## STATED GOAL:
Pull every line of the entries that has the word "matplotlib".

## DATA EXTRACT:

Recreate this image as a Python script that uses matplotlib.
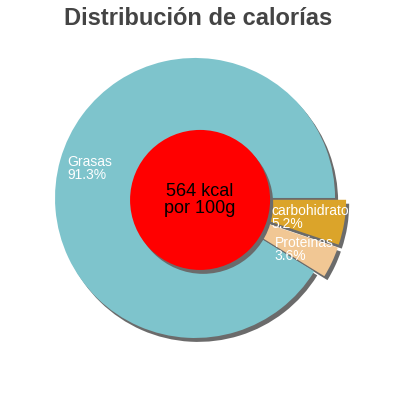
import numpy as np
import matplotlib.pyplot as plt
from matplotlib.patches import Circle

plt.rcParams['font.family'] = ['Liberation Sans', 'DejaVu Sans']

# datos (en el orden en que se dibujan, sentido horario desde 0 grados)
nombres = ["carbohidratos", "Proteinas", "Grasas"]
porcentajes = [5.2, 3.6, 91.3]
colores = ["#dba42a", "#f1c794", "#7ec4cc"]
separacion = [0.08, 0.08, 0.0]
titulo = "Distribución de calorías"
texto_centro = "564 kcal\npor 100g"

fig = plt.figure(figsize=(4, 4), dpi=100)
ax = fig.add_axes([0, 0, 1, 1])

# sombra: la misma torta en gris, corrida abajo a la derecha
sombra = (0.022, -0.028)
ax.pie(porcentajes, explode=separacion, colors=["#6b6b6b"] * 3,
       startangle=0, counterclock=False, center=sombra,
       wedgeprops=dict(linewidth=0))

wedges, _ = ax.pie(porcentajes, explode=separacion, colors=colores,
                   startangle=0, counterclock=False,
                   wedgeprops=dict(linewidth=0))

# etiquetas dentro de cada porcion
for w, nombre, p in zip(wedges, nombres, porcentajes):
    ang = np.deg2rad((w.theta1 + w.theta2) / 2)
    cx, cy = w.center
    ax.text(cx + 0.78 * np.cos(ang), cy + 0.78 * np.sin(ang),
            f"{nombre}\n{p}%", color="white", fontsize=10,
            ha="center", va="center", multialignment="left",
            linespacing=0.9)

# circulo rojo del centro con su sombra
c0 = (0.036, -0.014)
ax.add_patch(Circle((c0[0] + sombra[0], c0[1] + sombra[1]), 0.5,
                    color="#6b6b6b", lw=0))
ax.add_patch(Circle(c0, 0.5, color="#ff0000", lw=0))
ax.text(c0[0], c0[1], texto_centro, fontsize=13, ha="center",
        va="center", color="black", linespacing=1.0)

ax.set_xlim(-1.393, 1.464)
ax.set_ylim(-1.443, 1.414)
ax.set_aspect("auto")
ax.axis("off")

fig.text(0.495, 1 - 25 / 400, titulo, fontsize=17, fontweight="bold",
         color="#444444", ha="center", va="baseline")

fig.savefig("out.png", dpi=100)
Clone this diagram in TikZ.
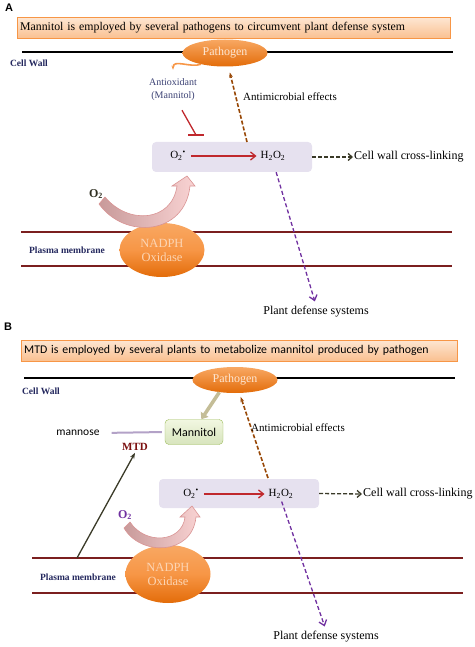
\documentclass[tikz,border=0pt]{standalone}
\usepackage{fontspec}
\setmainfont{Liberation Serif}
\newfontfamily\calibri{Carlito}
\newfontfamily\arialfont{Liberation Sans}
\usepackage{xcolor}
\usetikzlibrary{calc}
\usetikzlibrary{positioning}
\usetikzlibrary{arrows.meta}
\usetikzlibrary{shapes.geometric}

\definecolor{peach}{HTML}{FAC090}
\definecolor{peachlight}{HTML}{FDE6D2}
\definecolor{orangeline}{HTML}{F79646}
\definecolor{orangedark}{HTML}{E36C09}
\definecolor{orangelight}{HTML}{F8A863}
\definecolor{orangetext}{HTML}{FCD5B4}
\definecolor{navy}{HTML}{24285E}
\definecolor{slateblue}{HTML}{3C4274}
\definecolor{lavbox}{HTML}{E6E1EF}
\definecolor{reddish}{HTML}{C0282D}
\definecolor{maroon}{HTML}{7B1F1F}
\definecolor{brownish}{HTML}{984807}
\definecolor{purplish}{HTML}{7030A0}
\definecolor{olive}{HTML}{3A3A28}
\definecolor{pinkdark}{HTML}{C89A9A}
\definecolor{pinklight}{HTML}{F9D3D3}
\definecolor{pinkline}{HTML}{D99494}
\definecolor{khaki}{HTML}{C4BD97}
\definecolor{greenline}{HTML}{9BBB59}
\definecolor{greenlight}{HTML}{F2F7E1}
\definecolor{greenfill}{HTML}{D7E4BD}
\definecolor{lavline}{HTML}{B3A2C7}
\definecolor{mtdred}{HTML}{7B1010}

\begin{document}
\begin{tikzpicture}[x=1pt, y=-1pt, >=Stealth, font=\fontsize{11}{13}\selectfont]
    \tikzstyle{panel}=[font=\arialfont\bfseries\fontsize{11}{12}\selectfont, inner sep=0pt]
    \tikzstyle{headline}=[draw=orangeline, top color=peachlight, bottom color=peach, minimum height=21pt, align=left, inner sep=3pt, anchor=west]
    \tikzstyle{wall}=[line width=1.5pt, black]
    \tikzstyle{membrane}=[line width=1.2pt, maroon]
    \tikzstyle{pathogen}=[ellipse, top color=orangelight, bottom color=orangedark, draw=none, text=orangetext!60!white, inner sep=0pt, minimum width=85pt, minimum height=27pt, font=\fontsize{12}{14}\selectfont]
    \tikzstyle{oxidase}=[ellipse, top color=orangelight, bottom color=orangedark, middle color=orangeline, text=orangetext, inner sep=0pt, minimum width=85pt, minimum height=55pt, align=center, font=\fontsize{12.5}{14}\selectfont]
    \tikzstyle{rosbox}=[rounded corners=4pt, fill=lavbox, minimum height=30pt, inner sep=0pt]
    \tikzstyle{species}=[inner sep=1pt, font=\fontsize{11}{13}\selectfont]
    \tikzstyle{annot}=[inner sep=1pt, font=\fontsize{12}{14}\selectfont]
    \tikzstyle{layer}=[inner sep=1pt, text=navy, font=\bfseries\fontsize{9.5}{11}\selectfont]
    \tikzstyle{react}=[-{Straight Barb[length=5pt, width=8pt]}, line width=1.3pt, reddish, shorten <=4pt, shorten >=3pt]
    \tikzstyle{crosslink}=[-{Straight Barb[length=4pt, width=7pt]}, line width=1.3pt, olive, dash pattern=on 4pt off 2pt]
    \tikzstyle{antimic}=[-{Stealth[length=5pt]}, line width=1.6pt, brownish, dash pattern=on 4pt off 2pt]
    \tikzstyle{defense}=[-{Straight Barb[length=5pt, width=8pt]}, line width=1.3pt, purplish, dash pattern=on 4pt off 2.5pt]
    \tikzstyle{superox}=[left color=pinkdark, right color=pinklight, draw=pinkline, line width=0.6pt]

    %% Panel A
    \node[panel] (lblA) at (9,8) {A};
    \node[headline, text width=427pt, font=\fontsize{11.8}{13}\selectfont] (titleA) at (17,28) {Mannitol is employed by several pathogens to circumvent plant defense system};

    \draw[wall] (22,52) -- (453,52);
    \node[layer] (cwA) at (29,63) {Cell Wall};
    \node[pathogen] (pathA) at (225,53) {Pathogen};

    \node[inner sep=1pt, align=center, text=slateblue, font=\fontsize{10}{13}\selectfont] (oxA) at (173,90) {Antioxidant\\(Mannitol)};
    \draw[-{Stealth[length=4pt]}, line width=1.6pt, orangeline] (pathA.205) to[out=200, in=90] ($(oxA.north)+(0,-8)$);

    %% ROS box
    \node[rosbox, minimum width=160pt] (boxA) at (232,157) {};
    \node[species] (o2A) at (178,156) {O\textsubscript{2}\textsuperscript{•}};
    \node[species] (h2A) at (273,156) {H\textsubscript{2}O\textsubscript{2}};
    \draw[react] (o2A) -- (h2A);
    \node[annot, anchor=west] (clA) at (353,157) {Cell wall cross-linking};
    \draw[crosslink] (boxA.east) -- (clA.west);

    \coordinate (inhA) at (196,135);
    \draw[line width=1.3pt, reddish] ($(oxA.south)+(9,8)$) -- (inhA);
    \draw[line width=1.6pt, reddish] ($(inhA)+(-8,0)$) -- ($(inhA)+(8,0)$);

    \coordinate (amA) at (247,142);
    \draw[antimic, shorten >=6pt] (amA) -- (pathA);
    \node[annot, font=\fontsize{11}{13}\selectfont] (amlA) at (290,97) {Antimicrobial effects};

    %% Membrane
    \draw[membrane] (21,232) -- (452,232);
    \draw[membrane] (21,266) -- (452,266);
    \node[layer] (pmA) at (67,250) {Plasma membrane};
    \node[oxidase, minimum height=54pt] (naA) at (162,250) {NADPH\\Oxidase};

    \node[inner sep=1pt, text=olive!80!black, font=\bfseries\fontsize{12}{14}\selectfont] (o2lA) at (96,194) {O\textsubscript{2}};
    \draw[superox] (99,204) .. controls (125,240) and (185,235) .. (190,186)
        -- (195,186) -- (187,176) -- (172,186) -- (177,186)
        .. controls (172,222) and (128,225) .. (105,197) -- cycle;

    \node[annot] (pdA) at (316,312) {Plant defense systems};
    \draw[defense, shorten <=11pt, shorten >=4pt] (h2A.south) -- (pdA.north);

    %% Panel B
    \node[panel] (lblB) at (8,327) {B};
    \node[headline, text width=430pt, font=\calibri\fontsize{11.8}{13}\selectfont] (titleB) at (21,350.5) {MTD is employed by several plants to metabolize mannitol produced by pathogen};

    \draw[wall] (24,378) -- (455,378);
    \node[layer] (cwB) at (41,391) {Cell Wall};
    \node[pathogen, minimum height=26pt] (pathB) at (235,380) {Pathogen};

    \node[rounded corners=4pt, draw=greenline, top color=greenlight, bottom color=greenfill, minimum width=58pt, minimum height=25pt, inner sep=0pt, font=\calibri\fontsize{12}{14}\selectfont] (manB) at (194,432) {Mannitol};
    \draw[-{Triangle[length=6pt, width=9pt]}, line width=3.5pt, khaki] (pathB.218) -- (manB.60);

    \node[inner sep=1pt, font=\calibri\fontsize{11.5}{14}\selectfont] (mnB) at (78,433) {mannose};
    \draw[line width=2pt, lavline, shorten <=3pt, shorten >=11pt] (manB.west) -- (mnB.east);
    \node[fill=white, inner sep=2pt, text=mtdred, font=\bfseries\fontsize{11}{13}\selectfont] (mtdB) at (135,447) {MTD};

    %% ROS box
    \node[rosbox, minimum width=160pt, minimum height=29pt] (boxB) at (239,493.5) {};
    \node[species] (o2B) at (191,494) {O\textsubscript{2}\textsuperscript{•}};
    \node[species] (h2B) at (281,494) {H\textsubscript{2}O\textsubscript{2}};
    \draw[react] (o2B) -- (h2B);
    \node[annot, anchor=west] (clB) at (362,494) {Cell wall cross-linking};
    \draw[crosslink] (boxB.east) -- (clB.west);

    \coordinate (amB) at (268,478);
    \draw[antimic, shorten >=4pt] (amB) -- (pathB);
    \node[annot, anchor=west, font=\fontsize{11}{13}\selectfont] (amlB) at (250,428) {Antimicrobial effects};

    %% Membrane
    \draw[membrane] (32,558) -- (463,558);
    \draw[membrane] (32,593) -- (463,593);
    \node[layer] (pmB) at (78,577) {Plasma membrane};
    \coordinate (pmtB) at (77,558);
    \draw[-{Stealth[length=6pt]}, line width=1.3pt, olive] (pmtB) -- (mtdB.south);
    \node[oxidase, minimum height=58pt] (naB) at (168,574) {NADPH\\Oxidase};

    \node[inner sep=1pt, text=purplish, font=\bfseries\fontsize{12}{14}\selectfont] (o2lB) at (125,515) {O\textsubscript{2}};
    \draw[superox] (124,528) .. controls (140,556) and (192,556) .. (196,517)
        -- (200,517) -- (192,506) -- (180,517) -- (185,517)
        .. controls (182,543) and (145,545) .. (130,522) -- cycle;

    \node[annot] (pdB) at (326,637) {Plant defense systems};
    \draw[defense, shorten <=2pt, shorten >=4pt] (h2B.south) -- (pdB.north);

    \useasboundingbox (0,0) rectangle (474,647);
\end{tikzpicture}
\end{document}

## FULL SOLUTION:
Recreate this image as a Python script that uses matplotlib.
import matplotlib.pyplot as plt
from matplotlib.patches import Circle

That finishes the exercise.